Charts and diagrams as code:
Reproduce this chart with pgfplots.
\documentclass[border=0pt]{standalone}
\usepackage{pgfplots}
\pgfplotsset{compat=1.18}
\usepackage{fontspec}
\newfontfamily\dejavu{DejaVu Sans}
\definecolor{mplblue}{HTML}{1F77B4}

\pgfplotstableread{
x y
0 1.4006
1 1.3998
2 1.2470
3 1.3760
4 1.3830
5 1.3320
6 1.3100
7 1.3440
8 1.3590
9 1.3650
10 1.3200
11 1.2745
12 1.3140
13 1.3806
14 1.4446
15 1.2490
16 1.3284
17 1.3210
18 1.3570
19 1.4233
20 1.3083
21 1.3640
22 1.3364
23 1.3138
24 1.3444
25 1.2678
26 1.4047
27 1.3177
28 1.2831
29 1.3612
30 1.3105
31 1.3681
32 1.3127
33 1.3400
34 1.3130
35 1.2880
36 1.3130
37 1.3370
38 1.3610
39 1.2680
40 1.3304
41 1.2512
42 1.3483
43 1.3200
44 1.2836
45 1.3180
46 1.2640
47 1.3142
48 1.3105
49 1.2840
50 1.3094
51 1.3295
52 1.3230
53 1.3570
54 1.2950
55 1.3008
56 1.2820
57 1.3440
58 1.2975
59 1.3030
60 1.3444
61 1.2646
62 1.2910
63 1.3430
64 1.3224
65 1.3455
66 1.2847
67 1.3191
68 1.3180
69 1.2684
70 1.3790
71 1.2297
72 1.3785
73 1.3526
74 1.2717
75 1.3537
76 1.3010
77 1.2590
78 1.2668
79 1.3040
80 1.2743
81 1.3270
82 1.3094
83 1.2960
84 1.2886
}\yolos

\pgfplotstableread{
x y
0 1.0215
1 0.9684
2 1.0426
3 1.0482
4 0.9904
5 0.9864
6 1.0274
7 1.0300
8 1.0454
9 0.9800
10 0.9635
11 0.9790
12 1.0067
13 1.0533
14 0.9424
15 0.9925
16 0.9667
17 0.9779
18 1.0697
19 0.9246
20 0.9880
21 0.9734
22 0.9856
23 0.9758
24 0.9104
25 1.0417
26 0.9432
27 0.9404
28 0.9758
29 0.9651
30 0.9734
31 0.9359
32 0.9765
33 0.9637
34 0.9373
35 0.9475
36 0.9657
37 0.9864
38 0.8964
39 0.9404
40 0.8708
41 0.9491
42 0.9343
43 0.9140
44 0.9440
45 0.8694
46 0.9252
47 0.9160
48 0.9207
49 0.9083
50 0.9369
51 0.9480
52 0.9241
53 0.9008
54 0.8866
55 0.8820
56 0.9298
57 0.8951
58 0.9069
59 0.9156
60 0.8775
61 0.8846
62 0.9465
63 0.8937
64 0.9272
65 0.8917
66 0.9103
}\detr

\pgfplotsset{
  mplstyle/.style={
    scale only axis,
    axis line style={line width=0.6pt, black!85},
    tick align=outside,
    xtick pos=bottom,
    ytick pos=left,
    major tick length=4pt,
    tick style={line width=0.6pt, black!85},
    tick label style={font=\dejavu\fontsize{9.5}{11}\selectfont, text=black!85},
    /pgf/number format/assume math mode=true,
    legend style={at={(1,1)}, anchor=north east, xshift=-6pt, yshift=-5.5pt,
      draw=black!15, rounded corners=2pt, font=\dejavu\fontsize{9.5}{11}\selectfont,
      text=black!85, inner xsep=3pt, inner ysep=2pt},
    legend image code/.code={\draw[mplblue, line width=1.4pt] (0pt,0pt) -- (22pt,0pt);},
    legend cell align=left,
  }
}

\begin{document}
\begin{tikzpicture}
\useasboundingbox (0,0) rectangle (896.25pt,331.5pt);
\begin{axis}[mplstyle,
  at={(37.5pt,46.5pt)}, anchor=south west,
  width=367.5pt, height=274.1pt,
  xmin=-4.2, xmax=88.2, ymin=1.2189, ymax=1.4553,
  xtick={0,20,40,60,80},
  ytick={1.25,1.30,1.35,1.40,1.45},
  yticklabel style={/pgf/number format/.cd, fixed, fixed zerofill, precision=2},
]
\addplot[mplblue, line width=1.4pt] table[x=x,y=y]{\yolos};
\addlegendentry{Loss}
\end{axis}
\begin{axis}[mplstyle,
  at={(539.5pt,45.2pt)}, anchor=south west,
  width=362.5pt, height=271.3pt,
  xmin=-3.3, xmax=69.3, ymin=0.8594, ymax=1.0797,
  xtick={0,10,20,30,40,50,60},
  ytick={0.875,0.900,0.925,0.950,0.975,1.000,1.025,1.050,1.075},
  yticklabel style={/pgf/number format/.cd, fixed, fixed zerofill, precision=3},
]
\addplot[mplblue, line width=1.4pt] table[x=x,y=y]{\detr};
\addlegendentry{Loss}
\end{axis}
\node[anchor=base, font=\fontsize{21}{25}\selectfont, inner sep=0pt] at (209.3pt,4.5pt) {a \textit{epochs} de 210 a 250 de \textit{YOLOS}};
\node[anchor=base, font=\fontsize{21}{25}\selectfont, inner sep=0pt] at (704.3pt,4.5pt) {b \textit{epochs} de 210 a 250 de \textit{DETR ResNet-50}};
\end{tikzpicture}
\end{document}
--
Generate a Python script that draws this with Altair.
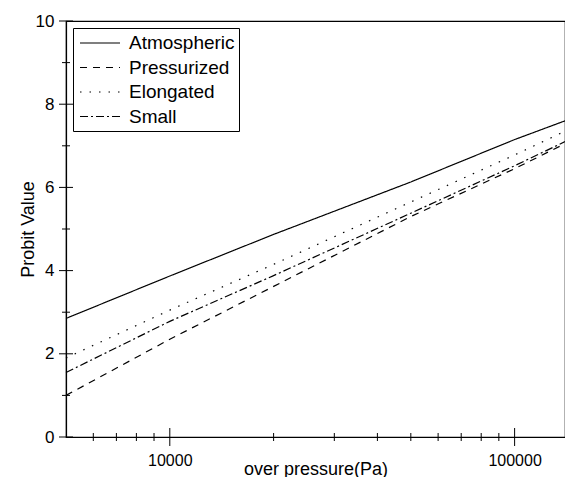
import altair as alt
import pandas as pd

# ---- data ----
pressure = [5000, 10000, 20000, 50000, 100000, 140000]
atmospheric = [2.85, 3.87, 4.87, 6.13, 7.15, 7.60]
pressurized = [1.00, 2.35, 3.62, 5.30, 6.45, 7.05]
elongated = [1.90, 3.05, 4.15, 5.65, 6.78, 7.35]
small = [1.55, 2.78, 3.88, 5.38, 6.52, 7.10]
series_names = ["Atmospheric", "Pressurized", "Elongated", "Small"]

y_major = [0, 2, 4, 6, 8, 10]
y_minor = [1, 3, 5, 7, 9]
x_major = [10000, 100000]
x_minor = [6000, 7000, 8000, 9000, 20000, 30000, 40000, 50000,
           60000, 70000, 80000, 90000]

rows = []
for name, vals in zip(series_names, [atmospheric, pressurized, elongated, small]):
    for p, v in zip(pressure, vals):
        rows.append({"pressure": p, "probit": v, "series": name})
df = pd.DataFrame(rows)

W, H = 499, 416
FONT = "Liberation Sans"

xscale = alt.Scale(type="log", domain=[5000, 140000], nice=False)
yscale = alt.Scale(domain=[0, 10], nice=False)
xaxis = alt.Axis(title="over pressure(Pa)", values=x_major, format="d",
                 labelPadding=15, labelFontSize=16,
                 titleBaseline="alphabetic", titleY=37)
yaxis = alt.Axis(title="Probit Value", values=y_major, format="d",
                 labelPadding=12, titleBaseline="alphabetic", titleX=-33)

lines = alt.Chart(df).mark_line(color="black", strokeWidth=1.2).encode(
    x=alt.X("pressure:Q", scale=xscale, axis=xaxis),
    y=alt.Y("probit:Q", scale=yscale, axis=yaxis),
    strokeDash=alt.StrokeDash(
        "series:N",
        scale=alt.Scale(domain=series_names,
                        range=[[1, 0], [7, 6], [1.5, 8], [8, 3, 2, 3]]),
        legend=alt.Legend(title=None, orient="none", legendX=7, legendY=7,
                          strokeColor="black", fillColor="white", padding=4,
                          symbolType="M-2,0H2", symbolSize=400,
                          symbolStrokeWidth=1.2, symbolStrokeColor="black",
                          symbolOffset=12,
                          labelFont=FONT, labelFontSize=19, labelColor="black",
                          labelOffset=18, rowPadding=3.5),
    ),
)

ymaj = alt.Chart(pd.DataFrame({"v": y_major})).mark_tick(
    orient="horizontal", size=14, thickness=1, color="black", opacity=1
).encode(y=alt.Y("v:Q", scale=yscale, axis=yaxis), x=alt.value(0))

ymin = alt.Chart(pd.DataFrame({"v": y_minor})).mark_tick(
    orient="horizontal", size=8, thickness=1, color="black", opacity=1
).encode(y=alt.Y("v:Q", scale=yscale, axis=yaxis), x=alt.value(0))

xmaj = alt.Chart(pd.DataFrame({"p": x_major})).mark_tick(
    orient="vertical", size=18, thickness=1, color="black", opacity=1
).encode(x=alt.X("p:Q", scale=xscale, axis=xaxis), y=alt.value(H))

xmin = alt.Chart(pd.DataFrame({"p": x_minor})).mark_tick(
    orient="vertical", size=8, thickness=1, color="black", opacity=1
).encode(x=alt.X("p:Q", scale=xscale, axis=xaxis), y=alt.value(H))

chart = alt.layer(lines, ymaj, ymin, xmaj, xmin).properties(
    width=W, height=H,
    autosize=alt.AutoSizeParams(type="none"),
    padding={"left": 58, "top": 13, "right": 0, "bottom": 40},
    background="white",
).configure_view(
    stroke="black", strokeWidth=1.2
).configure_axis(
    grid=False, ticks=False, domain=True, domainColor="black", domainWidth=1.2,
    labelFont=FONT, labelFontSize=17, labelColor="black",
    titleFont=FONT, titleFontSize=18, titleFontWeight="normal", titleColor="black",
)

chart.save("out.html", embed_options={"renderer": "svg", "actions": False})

-- WRITTEN EXERCISE --
Exclude any pictures, and restate word for word the lines from the one containing "Generate a Python" through the one containing "import pandas as pd", both included.

-- TASK RESULT --
Generate a Python script that draws this with Altair.
import altair as alt
import pandas as pd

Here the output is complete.